In a recent study at the University of Alabama at Birmingham, researchers found that the use of the diabetes drug metformin—before a diagnosis of COVID-19—is linked to a threefold decrease in mortality in COVID-19 patients with Type 2 diabetes.
Similar results have now been obtained in different populations from around the world—including China, France and a UnitedHealthcare analysis.
This suggests that the reduction in mortality risk linked to metformin use in people with Type 2 diabetes and COVID-19 might be generalizable.
The study is published in Frontiers in Endocrinology. One author is Anath Shalev, M.D., the director of UAB’s Comprehensive Diabetes Center.
Diabetes is big comorbidity for COVID-19, and how metformin improves prognosis in the context of COVID-19 is not known.
In the study, the team included 25,326 patients tested for COVID-19 at the tertiary care UAB Hospital. Of the 604 patients found to be COVID-19-positive, 311 were African Americans.
The team found that the overall mortality for COVID-19-positive patients was 11%. About 93% of deaths occurred in people over the age of 50, and being male or having high blood pressure was linked to a much higher risk of death.
Diabetes was linked to a dramatic increase in mortality, with an odds ratio of 3.62. Overall, 67% of deaths in the study occurred in people with diabetes.
The researchers looked at the effects of diabetes treatment on adverse COVID-19 outcomes, focusing on insulin and metformin as the two most common medications for Type 2 diabetes.
They found that prior insulin use did not affect mortality risk.

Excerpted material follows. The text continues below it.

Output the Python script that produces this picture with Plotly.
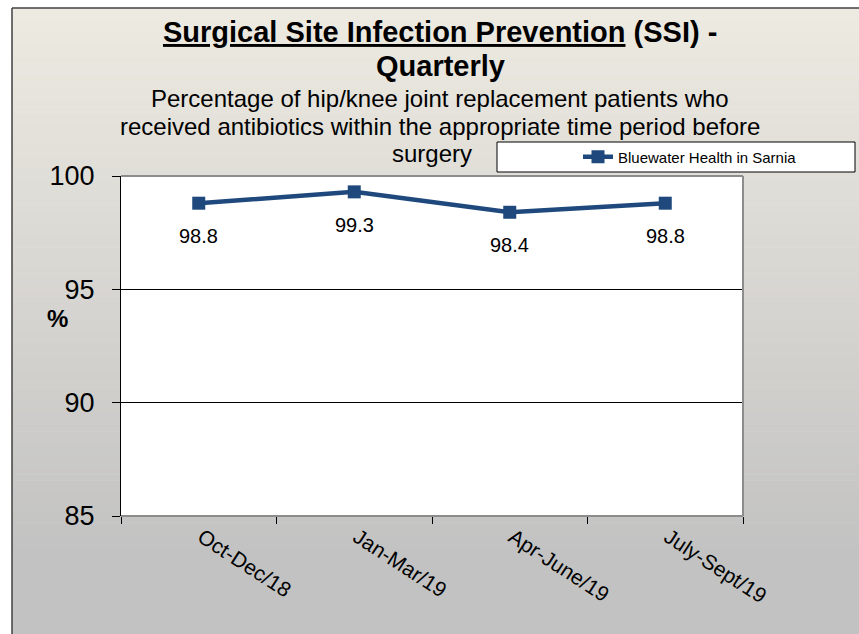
import plotly.graph_objects as go

categories = ["Oct-Dec/18", "Jan-Mar/19", "Apr-June/19", "July-Sept/19"]
values = [98.8, 99.3, 98.4, 98.8]
series_name = "Bluewater Health in Sarnia"
y_ticks = [85, 90, 95, 100]

# page-pixel geometry of the reference
W, H = 859, 634
L, R, T, B = 121, 743, 176, 516
pw, ph = R - L, B - T


def px(x):
    return (x - L) / pw


def py(y):
    return (B - y) / ph


FONT = "Liberation Sans, Arial, sans-serif"
LINE_COLOR = "#1F497D"

shapes = []
# gradient background (top beige -> bottom grey)
top = (237, 234, 225)
bot = (194, 194, 194)
g0, g1 = 8, 560
n = 90
for i in range(n):
    ya = g0 + (g1 - g0) * i / n
    yb = g0 + (g1 - g0) * (i + 1) / n + 0.6
    t = i / (n - 1)
    c = tuple(round(top[k] + (bot[k] - top[k]) * t) for k in range(3))
    shapes.append(dict(type="rect", xref="paper", yref="paper",
                       x0=px(12), x1=px(W + 5), y0=py(yb), y1=py(ya),
                       fillcolor="rgb(%d,%d,%d)" % c, line_width=0, layer="below"))
shapes.append(dict(type="rect", xref="paper", yref="paper",
                   x0=px(12), x1=px(W + 5), y0=py(H + 5), y1=py(g1),
                   fillcolor="rgb(%d,%d,%d)" % bot, line_width=0, layer="below"))
# plot area white
shapes.append(dict(type="rect", xref="paper", yref="paper", x0=0, x1=1, y0=0, y1=1,
                   fillcolor="white", line_width=0, layer="below"))
# outer frame
shapes.append(dict(type="line", xref="paper", yref="paper", x0=px(12), x1=px(12),
                   y0=py(8), y1=py(H + 5), line=dict(color="#404040", width=1.5)))
shapes.append(dict(type="line", xref="paper", yref="paper", x0=px(12), x1=px(W + 5),
                   y0=py(8), y1=py(8), line=dict(color="#404040", width=1.5)))
# plot border (top, right, bottom grey)
for (xa, ya_, xb, yb_) in [(0, 1, 1, 1), (1, 0, 1, 1), (0, 0, 1, 0)]:
    shapes.append(dict(type="line", xref="paper", yref="paper", x0=xa, y0=ya_, x1=xb, y1=yb_,
                       line=dict(color="#8C8C8C", width=2)))
# legend box
shapes.append(dict(type="rect", xref="paper", yref="paper",
                   x0=px(497), x1=px(855), y0=py(172), y1=py(142),
                   fillcolor="white", line=dict(color="black", width=1)))

fig = go.Figure()
fig.add_trace(go.Scatter(
    x=categories, y=values, mode="lines+markers", name=series_name,
    line=dict(color=LINE_COLOR, width=4.5),
    marker=dict(symbol="square", size=13, color=LINE_COLOR),
))

annotations = []
for c, v in zip(categories, values):
    annotations.append(dict(x=c, y=v, xref="x", yref="y", text=f"{v}", showarrow=False,
                            yshift=-33, font=dict(size=20, color="black", family=FONT)))

title_lines = [
    ("<b><u>Surgical Site Infection Prevention</u> (SSI) -</b>", 440, 32, 29),
    ("<b>Quarterly</b>", 440, 66, 29),
    ("Percentage of hip/knee joint replacement patients who", 440, 99, 24),
    ("received antibiotics within the appropriate time period before", 440, 126, 24),
    ("surgery", 432, 153, 24),
]
for txt, x, y, s in title_lines:
    annotations.append(dict(x=px(x), y=py(y), xref="paper", yref="paper", text=txt,
                            showarrow=False, xanchor="center", yanchor="middle",
                            font=dict(size=s, color="black", family=FONT)))
annotations.append(dict(x=px(57), y=py(318), xref="paper", yref="paper", text="<b>%</b>",
                        showarrow=False, xanchor="center", yanchor="middle",
                        font=dict(size=24, color="black", family=FONT)))

fig.update_layout(
    width=W, height=H,
    margin=dict(l=L, r=W - R, t=T, b=H - B, pad=0),
    paper_bgcolor="white", plot_bgcolor="rgba(0,0,0,0)",
    font=dict(family=FONT, color="black"),
    showlegend=True,
    legend=dict(orientation="h", x=px(578), y=py(157), xanchor="left", yanchor="middle",
                bgcolor="rgba(0,0,0,0)", borderwidth=0, font=dict(size=15, color="black")),
    shapes=shapes,
    annotations=annotations,
    xaxis=dict(type="category", range=[-0.5, 3.5], tickson="boundaries", ticks="outside",
               ticklen=7, tickcolor="black", tickwidth=1, showgrid=False, zeroline=False,
               showline=False, tickangle=33, tickfont=dict(size=21, color="black"),
               ticklabelstandoff=4, ticklabelshift=3),
    yaxis=dict(range=[85, 100], tickvals=y_ticks, ticks="outside", ticklen=8,
               tickcolor="black", tickwidth=1, showgrid=True, gridcolor="black", gridwidth=1,
               zeroline=False, showline=True, linecolor="black", linewidth=1,
               tickfont=dict(size=27, color="black"), ticklabelstandoff=12),
)

fig.write_html(
    "out.html",
    config={"displayModeBar": False},
    post_script="document.body.style.margin='0';document.body.style.overflow='hidden';",
)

However, prior metformin use was a different matter.
Metformin use strongly reduced the odds of dying, and the 11% mortality for metformin users was not only comparable to that of the general COVID-19-positive population, but it was also dramatically lower than the 23% mortality for diabetes patients not on metformin.
Interestingly, even after controlling for all these other covariates, death was much less likely for Type 2 diabetes patients taking metformin, compared with those who did not take metformin.
These results suggest that diabetes is an independent risk factor for COVID-19-related mortality.
But this risk is dramatically reduced in people taking metformin—raising the possibility that metformin may provide a protective approach in this high-risk population.